◆ EXERCISE:
Identify the lines in the data below that contain "draw" and give only how many there are.

═══ DATA TO PROCESS

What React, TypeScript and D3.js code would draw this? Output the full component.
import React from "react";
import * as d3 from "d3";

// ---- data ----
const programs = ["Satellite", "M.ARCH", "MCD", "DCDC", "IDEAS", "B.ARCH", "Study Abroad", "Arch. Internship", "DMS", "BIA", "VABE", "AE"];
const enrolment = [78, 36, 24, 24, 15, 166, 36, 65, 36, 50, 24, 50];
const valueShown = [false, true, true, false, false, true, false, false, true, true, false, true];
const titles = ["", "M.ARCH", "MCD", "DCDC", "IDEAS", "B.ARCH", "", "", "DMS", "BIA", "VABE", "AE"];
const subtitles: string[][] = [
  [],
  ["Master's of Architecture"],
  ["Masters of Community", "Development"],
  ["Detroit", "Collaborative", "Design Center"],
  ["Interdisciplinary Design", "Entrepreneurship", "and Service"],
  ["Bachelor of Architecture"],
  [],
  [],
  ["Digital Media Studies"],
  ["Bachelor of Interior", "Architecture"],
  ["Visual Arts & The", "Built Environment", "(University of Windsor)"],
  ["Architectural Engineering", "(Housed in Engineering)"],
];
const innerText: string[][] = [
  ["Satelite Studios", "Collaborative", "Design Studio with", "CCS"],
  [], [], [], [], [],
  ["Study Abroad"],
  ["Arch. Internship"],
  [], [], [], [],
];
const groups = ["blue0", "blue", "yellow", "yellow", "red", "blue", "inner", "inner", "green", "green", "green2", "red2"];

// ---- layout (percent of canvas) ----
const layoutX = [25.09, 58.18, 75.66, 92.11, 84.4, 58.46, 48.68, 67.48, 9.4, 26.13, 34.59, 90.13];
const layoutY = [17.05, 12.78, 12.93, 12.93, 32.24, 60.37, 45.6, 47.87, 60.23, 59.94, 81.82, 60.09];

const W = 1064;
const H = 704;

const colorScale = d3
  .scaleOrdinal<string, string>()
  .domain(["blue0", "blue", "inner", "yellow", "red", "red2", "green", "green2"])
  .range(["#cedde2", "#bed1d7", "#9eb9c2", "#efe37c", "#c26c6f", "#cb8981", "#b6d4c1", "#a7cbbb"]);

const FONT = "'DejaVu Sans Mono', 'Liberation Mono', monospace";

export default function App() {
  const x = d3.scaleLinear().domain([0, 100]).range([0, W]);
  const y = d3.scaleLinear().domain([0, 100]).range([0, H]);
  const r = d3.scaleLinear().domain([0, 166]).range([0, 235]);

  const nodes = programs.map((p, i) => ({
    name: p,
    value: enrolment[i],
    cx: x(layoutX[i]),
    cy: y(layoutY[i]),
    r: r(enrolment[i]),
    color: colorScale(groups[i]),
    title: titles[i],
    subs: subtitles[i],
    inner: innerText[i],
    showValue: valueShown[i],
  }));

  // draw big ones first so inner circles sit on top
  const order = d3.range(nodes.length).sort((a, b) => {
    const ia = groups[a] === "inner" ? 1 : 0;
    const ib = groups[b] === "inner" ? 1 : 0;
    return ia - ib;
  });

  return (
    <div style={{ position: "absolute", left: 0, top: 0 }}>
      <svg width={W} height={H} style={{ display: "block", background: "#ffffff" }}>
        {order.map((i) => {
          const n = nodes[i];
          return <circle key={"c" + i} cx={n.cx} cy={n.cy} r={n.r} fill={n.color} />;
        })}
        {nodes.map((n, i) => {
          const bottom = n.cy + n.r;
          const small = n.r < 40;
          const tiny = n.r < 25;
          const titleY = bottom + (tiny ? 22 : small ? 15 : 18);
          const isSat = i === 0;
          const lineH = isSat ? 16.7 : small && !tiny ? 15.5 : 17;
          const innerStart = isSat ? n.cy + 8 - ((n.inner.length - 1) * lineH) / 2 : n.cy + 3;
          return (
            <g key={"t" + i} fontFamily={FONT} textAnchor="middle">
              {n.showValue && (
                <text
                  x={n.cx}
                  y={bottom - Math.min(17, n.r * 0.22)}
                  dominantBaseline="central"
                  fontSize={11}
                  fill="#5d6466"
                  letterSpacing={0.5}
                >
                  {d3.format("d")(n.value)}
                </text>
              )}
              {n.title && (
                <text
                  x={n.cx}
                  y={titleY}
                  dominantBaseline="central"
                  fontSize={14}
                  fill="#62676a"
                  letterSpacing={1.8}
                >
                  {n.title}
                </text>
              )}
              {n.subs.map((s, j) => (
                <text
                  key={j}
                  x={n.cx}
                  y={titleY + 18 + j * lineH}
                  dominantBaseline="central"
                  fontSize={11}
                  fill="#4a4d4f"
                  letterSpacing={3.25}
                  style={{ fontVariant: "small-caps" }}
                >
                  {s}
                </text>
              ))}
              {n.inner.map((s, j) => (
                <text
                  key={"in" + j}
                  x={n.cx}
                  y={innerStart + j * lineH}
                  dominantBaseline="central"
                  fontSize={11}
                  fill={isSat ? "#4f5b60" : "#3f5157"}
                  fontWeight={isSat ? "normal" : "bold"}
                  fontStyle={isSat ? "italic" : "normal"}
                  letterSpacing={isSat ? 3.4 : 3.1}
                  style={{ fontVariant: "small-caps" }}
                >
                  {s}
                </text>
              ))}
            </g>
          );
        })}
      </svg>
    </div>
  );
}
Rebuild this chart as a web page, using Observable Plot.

══════

◆ TASK SOLUTION:
2